Politische Partizipation ist in Venezuela zentral. So z. B. in den neuen Kommunalen Räten, eine Form der Selbstorganisierung auf kleinster lokaler Ebene. Diese „Kiezräte“ funktionieren wie Räte, gewählt werden nur Sprecher und Sprecherinnen, entschieden wird in der Nachbarschaftsversammlung. Die Kommunalen Räte können nicht nur „mitbestimmen“, sondern sie entscheiden über ihren Kiez. Und was sie entscheiden ist für die Institutionen bindend. Langsam wird das Rätesystem um weitere darüber stehende Ebenen ergänzt. Langfristiges Ziel ist es, den bürgerlichen Staat durch einen „kommunalen Staat“ zu ersetzen – eine Art Räterepublik.
http://www.amerika21.de/hintergrund/200 … erepublik/
Man muss dazu sagen, dass es in Venezuela anders als in Spanien damals keine große Selbstorganisation gab, sondern nur Wut & Unzufriedenheit. Über Chavez hat sich das dann radikalisiert und innerhalb weniger Jahre fand eine enorme Politisierung statt. Chavez hat nämlich im Gegensatz zu den Bolschewiki die Räte nicht entmachtet sondern erst möglich gemacht. Trotzdem hängt der Prozess eben stark an Chavez und daher bin ich auch entsprechend skeptisch.

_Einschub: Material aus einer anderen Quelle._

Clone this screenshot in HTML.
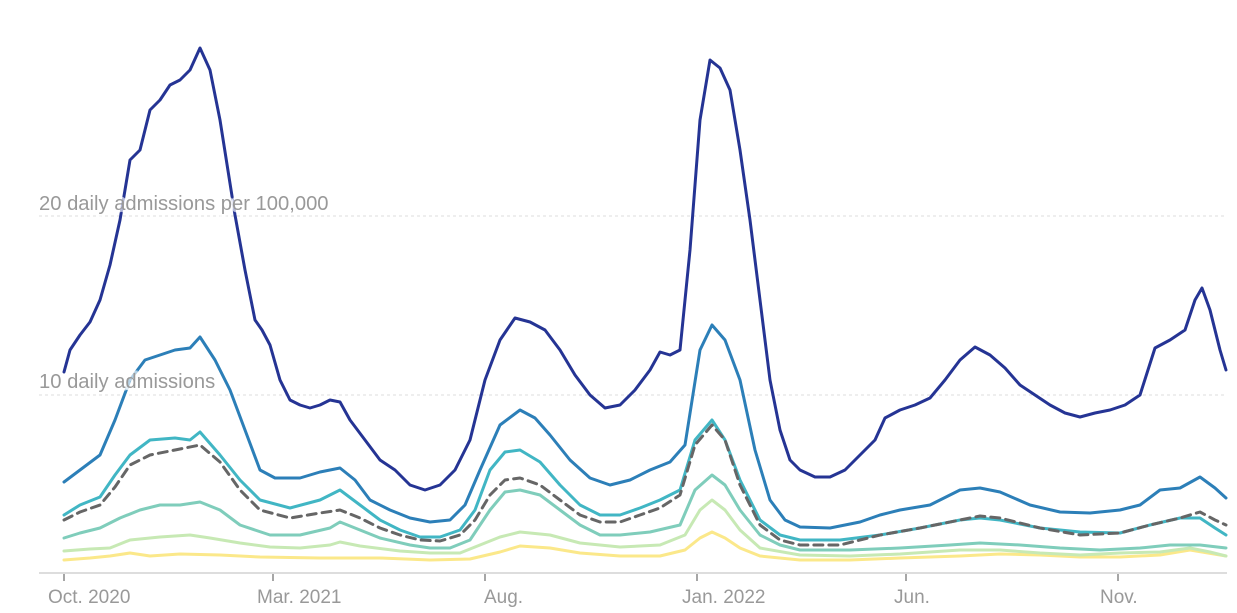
<!DOCTYPE html>
<html><head><meta charset="utf-8"><style>
html,body{margin:0;padding:0;background:#fff;}
svg{display:block;font-family:"Liberation Sans",Arial,sans-serif;}
.l{fill:none;stroke-width:3;stroke-linejoin:round;stroke-linecap:round;}
.t{font-size:19px;fill:#999;}
.h{font-size:20.2px;fill:#999;stroke:rgba(255,255,255,0.65);stroke-width:5;paint-order:stroke;}
</style></head><body>
<svg width="1237" height="613" viewBox="0 0 1237 613">
<line x1="39" y1="216" x2="1227" y2="216" stroke="#ddd" stroke-dasharray="3,3"/>
<line x1="39" y1="395" x2="1227" y2="395" stroke="#ddd" stroke-dasharray="3,3"/>
<line x1="39" y1="573" x2="1227" y2="573" stroke="#ddd" stroke-width="2"/>
<g stroke="#888" stroke-width="1.5">
<line x1="64" y1="574" x2="64" y2="581"/><line x1="273" y1="574" x2="273" y2="581"/><line x1="485" y1="574" x2="485" y2="581"/><line x1="697" y1="574" x2="697" y2="581"/><line x1="906" y1="574" x2="906" y2="581"/><line x1="1118" y1="574" x2="1118" y2="581"/>
</g>
<g class="t">
<text x="48" y="603">Oct. 2020</text><text x="257" y="603">Mar. 2021</text><text x="484" y="603">Aug.</text><text x="682" y="603">Jan. 2022</text><text x="894" y="603">Jun.</text><text x="1100" y="603">Nov.</text>
</g>
<polyline class="l" stroke="#fbe88a" points="64,560 90,558 110,556 130,553 150,556 180,554 220,555 260,557 320,558 380,558 430,560 470,559 500,552 520,546 550,548 580,553 620,556 660,556 685,550 700,538 712,532 725,538 740,548 760,556 800,560 850,560 900,558 960,556 1000,554 1040,555 1080,557 1120,557 1160,555 1190,550 1226,556"/>
<polyline class="l" stroke="#c7e9b4" points="64,551 90,549 110,548 130,540 160,537 190,535 210,538 240,543 270,547 300,548 330,545 340,542 360,546 400,551 430,553 460,553 480,545 500,537 520,532 550,535 580,543 620,547 660,545 685,535 700,510 712,500 725,510 740,530 760,548 800,555 850,556 900,554 960,550 1000,550 1040,553 1080,555 1120,553 1160,552 1190,548 1210,552 1226,556"/>
<polyline class="l" stroke="#7fcdbb" points="64,538 80,533 100,528 120,518 140,510 160,505 180,505 200,502 220,510 240,525 270,535 300,535 330,528 340,522 360,530 380,538 410,545 430,548 450,548 470,540 490,510 505,492 520,490 540,495 560,510 580,525 600,535 620,535 650,532 680,525 695,490 712,475 725,485 740,510 760,535 780,545 800,550 850,550 900,548 950,545 980,543 1020,545 1060,548 1100,550 1140,548 1170,545 1200,545 1226,548"/>
<polyline class="l" stroke="#41b6c4" points="64,515 80,505 100,497 115,475 130,455 150,440 175,438 190,440 200,432 220,455 240,480 260,500 290,508 320,500 340,490 360,505 380,520 400,530 420,537 440,537 460,530 475,510 490,470 505,452 520,450 540,462 560,485 580,505 600,515 620,515 640,508 660,500 680,490 695,440 712,420 725,440 740,480 760,520 780,535 800,540 840,540 880,535 920,528 960,520 980,518 1000,520 1040,528 1080,532 1120,533 1150,525 1180,518 1200,518 1215,528 1226,535"/>
<polyline class="l" stroke="#666" stroke-dasharray="9,6" points="64,520 80,512 100,505 115,487 130,465 150,455 175,450 200,445 220,462 240,490 260,510 290,518 320,513 340,510 360,518 380,528 400,535 420,540 440,541 460,535 475,520 490,495 505,480 520,478 540,485 560,500 580,515 600,522 620,522 640,515 660,508 680,495 695,445 712,425 725,440 740,485 760,525 780,540 800,545 840,545 880,535 920,528 960,520 980,516 1000,518 1040,528 1080,535 1120,533 1150,525 1180,518 1200,512 1215,520 1226,525"/>
<polyline class="l" stroke="#2c7fb8" points="64,482 80,470 100,455 115,420 130,380 145,360 160,355 175,350 190,348 200,337 215,360 230,390 245,430 260,470 275,478 300,478 320,472 340,468 355,480 370,500 390,510 410,518 430,522 450,520 465,505 480,470 500,425 520,410 535,418 550,435 570,460 590,478 610,485 630,480 650,470 670,462 685,445 700,350 712,325 725,340 740,380 755,450 770,500 785,520 800,527 830,528 860,522 880,515 900,510 930,505 960,490 980,488 1000,492 1030,505 1060,512 1090,513 1120,510 1140,505 1160,490 1180,488 1200,477 1215,488 1226,498"/>
<polyline class="l" stroke="#253494" points="64,372 70,350 80,335 90,322 100,300 110,265 120,220 130,160 140,150 150,110 160,100 170,85 180,80 190,70 200,48 210,70 220,120 235,215 245,270 255,320 262,330 270,345 280,380 290,400 300,405 310,408 320,405 330,400 340,402 350,420 365,440 380,460 395,470 410,485 425,490 440,485 455,470 470,440 485,380 500,340 515,318 530,322 545,330 560,350 575,375 590,395 605,408 620,405 635,390 650,370 660,352 670,355 680,350 690,250 700,120 710,60 720,68 730,90 740,150 750,220 760,300 770,380 780,430 790,460 800,470 815,477 830,477 845,470 860,455 875,440 885,418 900,410 915,405 930,398 945,380 960,360 975,347 990,355 1005,368 1020,385 1035,395 1050,405 1065,413 1080,417 1095,413 1110,410 1125,405 1140,395 1155,348 1170,340 1185,330 1195,300 1202,288 1210,310 1220,350 1226,370"/>
<text class="h" x="39" y="210">20 daily admissions per 100,000</text>
<text class="h" x="39" y="388">10 daily admissions</text>
</svg>
</body></html>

Die Peer-Economy sieht damit recht gut vereinbar aus. „Beitragen statt Tauschen“ Wenn ihr also unbedingt ein ausgearbeitetes Konzept wollt dann schaut euch mal das hier an. Ein Text zum „kommunistischen Anspruch“, der das recht gut zusammenfasst gibts hier. Weiteres Material: http://peerconomy.org/wiki/Deutsch
Diese begreift sich aber auch nur als Vorschlag und nicht als fertiges Konzept (obwohls schon sehr fertig klingt :D) Dazu lohnt sich vll. sogar nochn neuer Thread.